Haber German, Jewish
Occupational name for one who grew or sold oats, derived from Old High German habaro "oat". As a Jewish surname it is ornamental.
Hoffmann German
From Middle High German hofmann meaning "farmer".
Hoggard English
Occupational name meaning "pig herder", from Old English hogg "hog" and hierde "herdsman, guardian".
Howard 2 English
Occupational name meaning "ewe herder", from Old English eowu "ewe" and hierde "herdsman, guardian".
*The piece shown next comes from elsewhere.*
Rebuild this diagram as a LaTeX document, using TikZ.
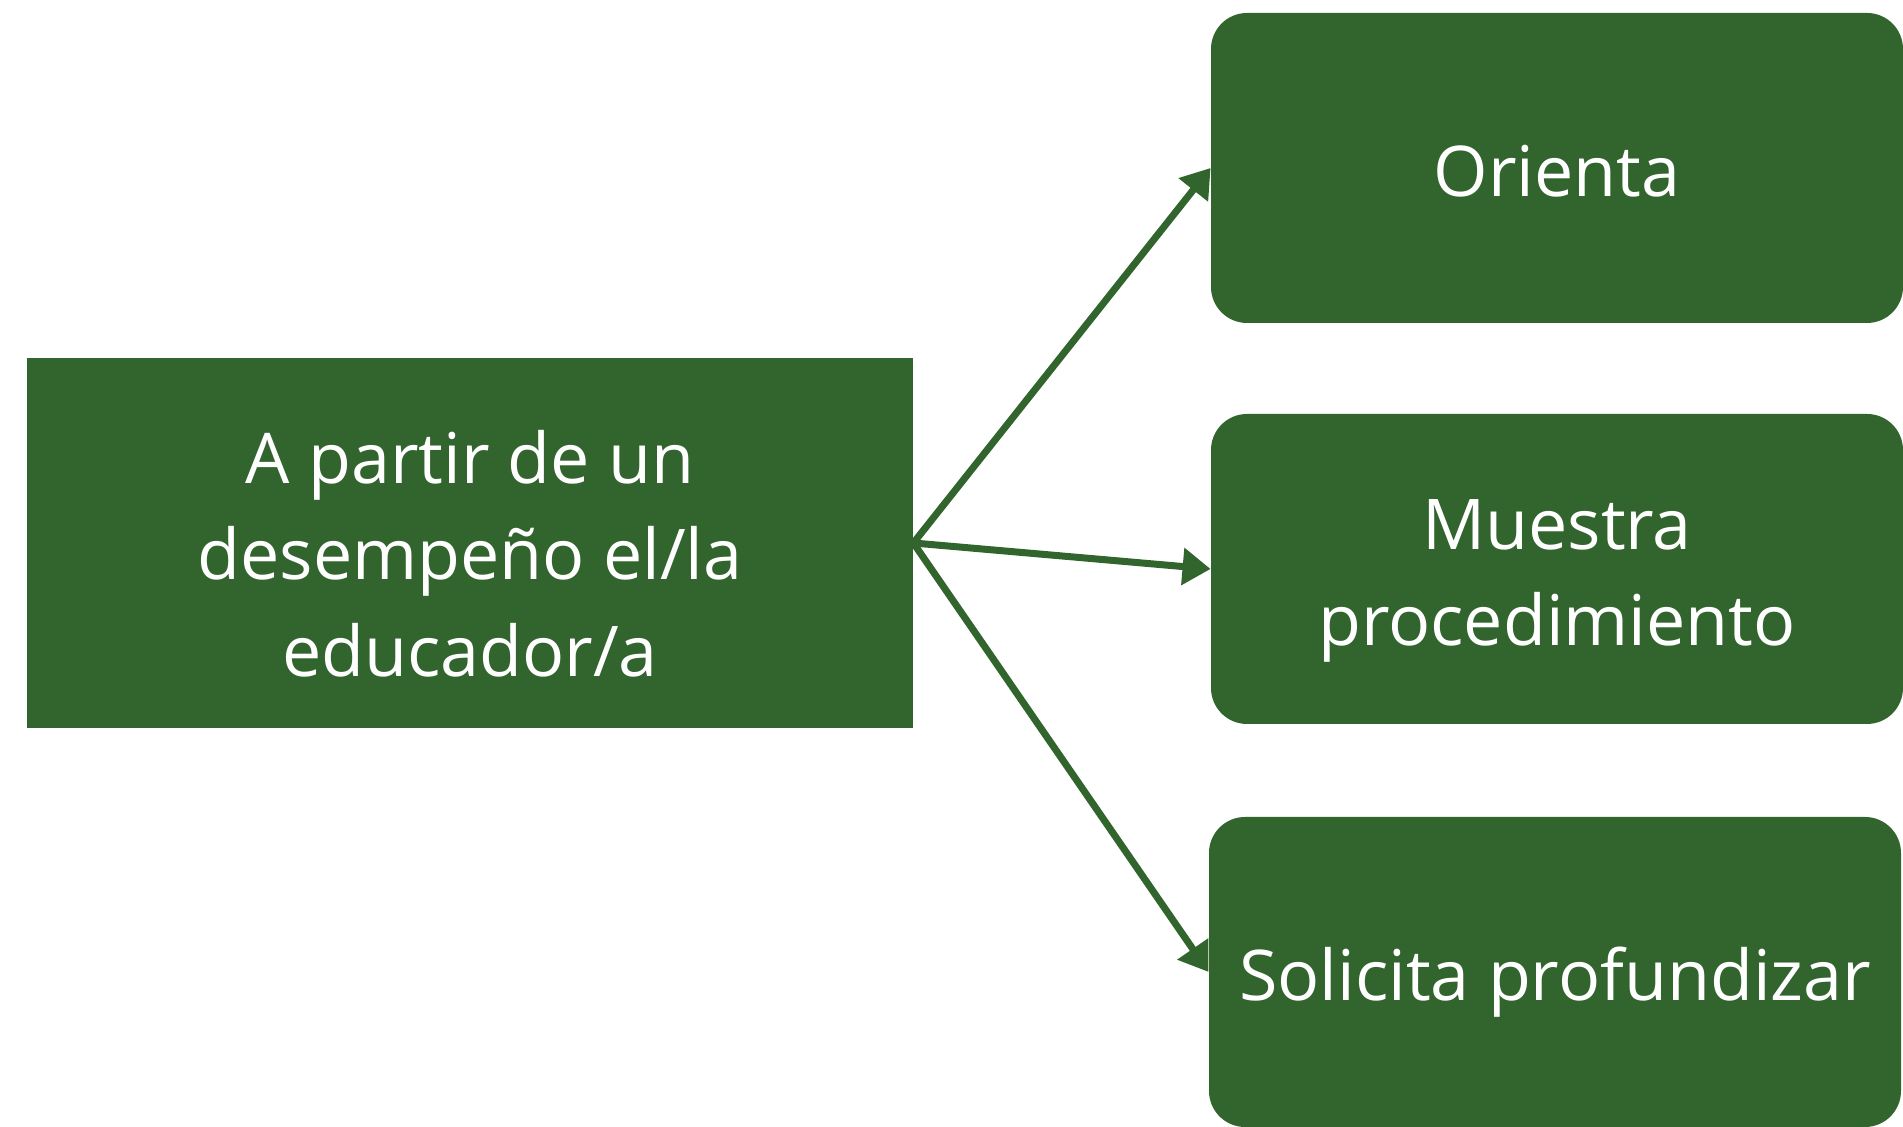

Jughashvili Georgian (Rare)
Meaning uncertain. One theory suggests Ossetian roots with the meaning "son of the herder", derived from Ossetian дзуг (dzug) meaning "herd, flock, troop". Alternately, it could be derived from the name of the village of ჯუღაანი (Jughaani) in eastern Georgia. The most notable bearer was Joseph Stalin (1878-1953), born Ioseb Jughashvili, a leader of the Soviet Union.
Kerner German
Derived from Old High German kerno "seed", an occupational name for one who sold or planted seeds.
Mondadori Italian
From Italian mondatore meaning "weeder". This was an occupational name for someone who kept fields clear of weeds.
Penn 2 English
Occupational name for a person who kept penned animals, from Old English penn.
Pound English
Occupational name for a person who kept animals, from Old English pund "animal enclosure".
Rothbauer German
From Old High German riuten "to clear land" and bur "peasant, farmer".
Rye English
Topographic name. It could be a misdivision of the Middle English phrases atter ye meaning "at the island" or atter eye meaning "at the river". In some cases it merely indicated a person who lived where rye was grown or worked with rye (from Old English ryge).
Sadowski Polish
Denoted someone who lived in Sadowo, Sadowice or other places beginning with Polish sad "garden, orchard".
Schäfer German
From Old High German scaphare meaning "shepherd".
Seward 2 English
Means "swineherd" from Old English su "sow, female pig" and hierde "herdsman, guardian".
Shepherd English
Occupational name meaning "shepherd, sheep herder", from Old English sceaphyrde.
Strickland English
From the name of a town in Cumbria, derived from Old English stirc "calf, young bullock" and land "cultivated land".
Tasker English
From Middle English taske meaning "task, assignment". A tasker was a person who had a fixed job to do, particularly a person who threshed grain with a flail.
Tiraboschi Italian
Possibly of Lombardic origin meaning "shepherd" (from Old German tior "animal" and bursa "boy"). This surname is typical of Lombardy.